В первые годы советской власти ее идеологи исходили из представления о приоритете классового начала перед всеми другими — государственным, национальным и религиозным. Поэтому положительная или отрицательная оценка того или иного исторического деятеля определялась его классовой принадлежностью, а значение события — его местом в ходе подготовки будущей пролетарской революции. В этих условиях Куликовская битва не могла привлечь к себе внимание исследователей, поскольку ее итоги не имели значения для борьбы классов.
Кроме того, постоянно давал о себе знать спор с дореволюционной историографической традицией. Россия была объявлена «тюрьмой народов», поэтому ее история как история одного государства (Руси, Московского царства, Российской империи), одного народа (русского) и одной веры (православия) вызывала неприятие историков-марксистов. Под видом пролетарского интернационализма лидеры советской власти развивали национализм народов, не достигших в социально-политических отношениях уровня государственности или давно утративших политическую самостоятельность, устроили гонение на русскую интеллигенцию. В этих условиях победа в 1380 г. могла получить скорее негативную, чем положительную оценку.
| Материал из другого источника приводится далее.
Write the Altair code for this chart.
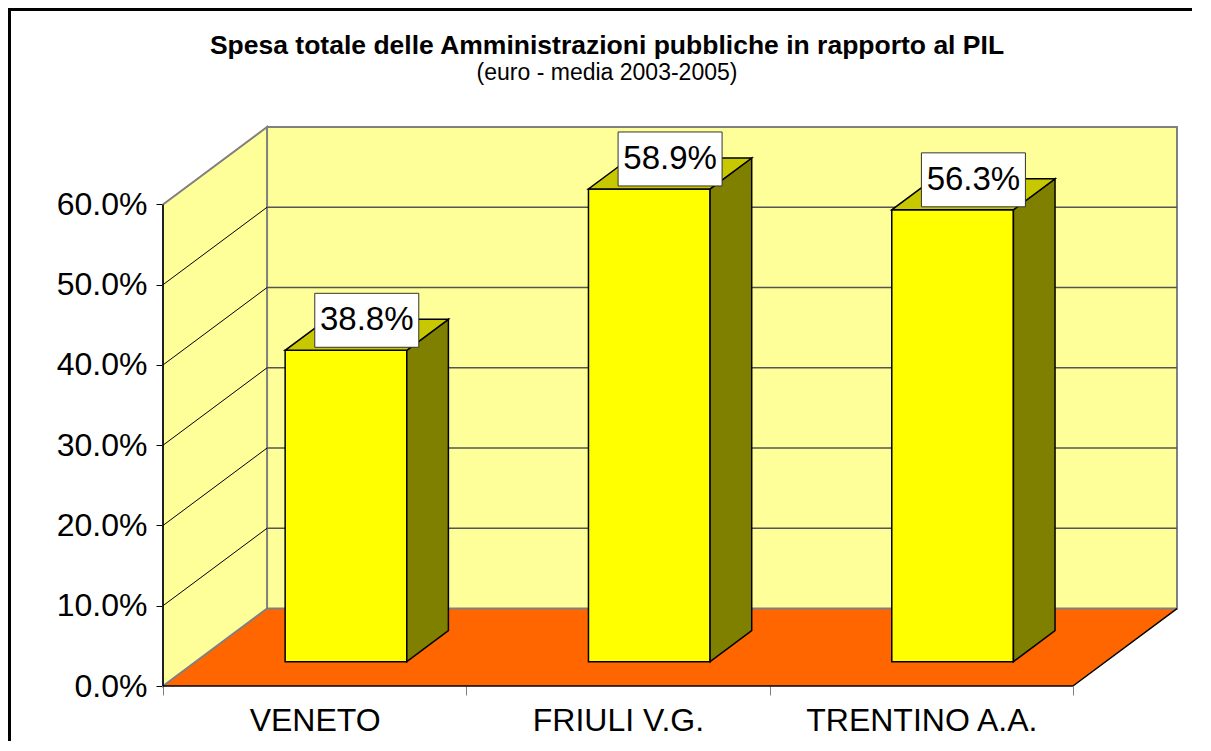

Примечательно, что в обширном труде ученика В. О. Ключевского и ведущего историка-марксиста 1920–1930-х гг. академика М. Н. Покровского не нашлось места Куликовской битве. Она упоминается в качестве исторической отсылки при описании событий 1382 г., а также в летописной цитате о походе великого князя Ивана III Васильевича на Новгородскую землю в 1471 г.[1396] В «Русской истории в самом сжатом очерке» нет и этого. Между тем М. Н. Покровский с удовольствием подчеркивал те моменты в биографии героя битвы на Дону, которые можно было трактовать как проявление узости взглядов, эгоизма или трусости: «Недавний победитель на Куликовом поле великий князь Дмитрий Иванович бежал сначала в Переяславль, а потом, найдя и это место недостаточно безопасным, в Кострому…». Описывая разорение Москвы Тохтамышем, М. Н. Покровский отметил, что князья, предавшие москвичей, были зятьями Дмитрия Ивановича[1397]. Исследователь допустил неточность, так как на самом деле нижегородские князья были его шурьями, а Дмитрий приходился им зятем. Отмечая события 1384 г., исследователь подчеркивал узость промосковских взглядов великого князя, грабительский характер его действий и негативный результат его политических акций: «Дмитрий Иванович попытался перевалить на Новгород часть (быть может, большую) татарской контрибуции, обложив новгородцев так называемым "черным бором" — поголовной податью… Два года спустя, оправившись от татарского разорения, москвичи пришли ратью под самый Новгород. Теперь Дмитрию Ивановичу удалось получить 8 тыс…. рублей. Эта контрибуция послужила исходным пунктом для дальнейшей распри…»[1398]
Следует согласиться с мнением А. А. Горского о том, что «в работах крупнейшего советского историка М. Н. Покровского чувствуется явная недооценка значения национально-освободительной борьбы русского народа против иноземных захватчиков». О Куликовской битве почти не писали. Самого князя Дмитрия, даже в весьма крупных и серьезных сочинениях, не упоминали или упоминали вскользь. Личность Дмитрия Донского выглядела в исследованиях 1920-х гг. непривлекательной. Со страниц марксистской литературы этого времени он представал как крупный феодал, нерешительный и безвольный, сильно зависимый от бояр и духовенства[1399].
Такое отношение к великому событию русской истории привело к тому, что в 1920–1930-х гг. сформировавшиеся в предшествующее время архитектурно-мемориальные комплексы Куликова поля приходят в упадок. Несмотря на декрет СНК РСФСР 1918 г. «О регистрации, приеме на учет и охранении памятников искусства и старины, находящихся во владении частных лиц, обществ и учреждений» и постановление ВЦИК и СНК 1933 г. «Об охране исторических памятников», храм Сергия Радонежского и памятник Дмитрию Донскому на Красном холме, взятые под государственную охрану, приходили в упадок. Уже в 1926 г. у колонны Дмитрию Донскому «большие чугунные тумбы вытаскиваются из земли местным населением, цепей вокруг памятника нет, окружающие памятник деревья (тополя) порублены…»[1400].
Казалось бы, под идеологическим прессингом советские граждане должны были бы напрочь забыть о Куликовской битве. Однако память об этом событии жила в сознании людей, что привело к неизбежному возвращению образа великого побоища на Дону, открывшего путь к национальному освобождению Руси. Показательно, что в 1933 г. крестьяне местных колхозов по собственному почину посадили деревья на месте бывшей Зеленой Дубравы — тогда уже давно безлесного одноименного оврага. Правда, вместо дубов жители Куликова поля посадили березы и ели, но само это событие является ярким свидетельством мощного потенциала народной памяти[1401].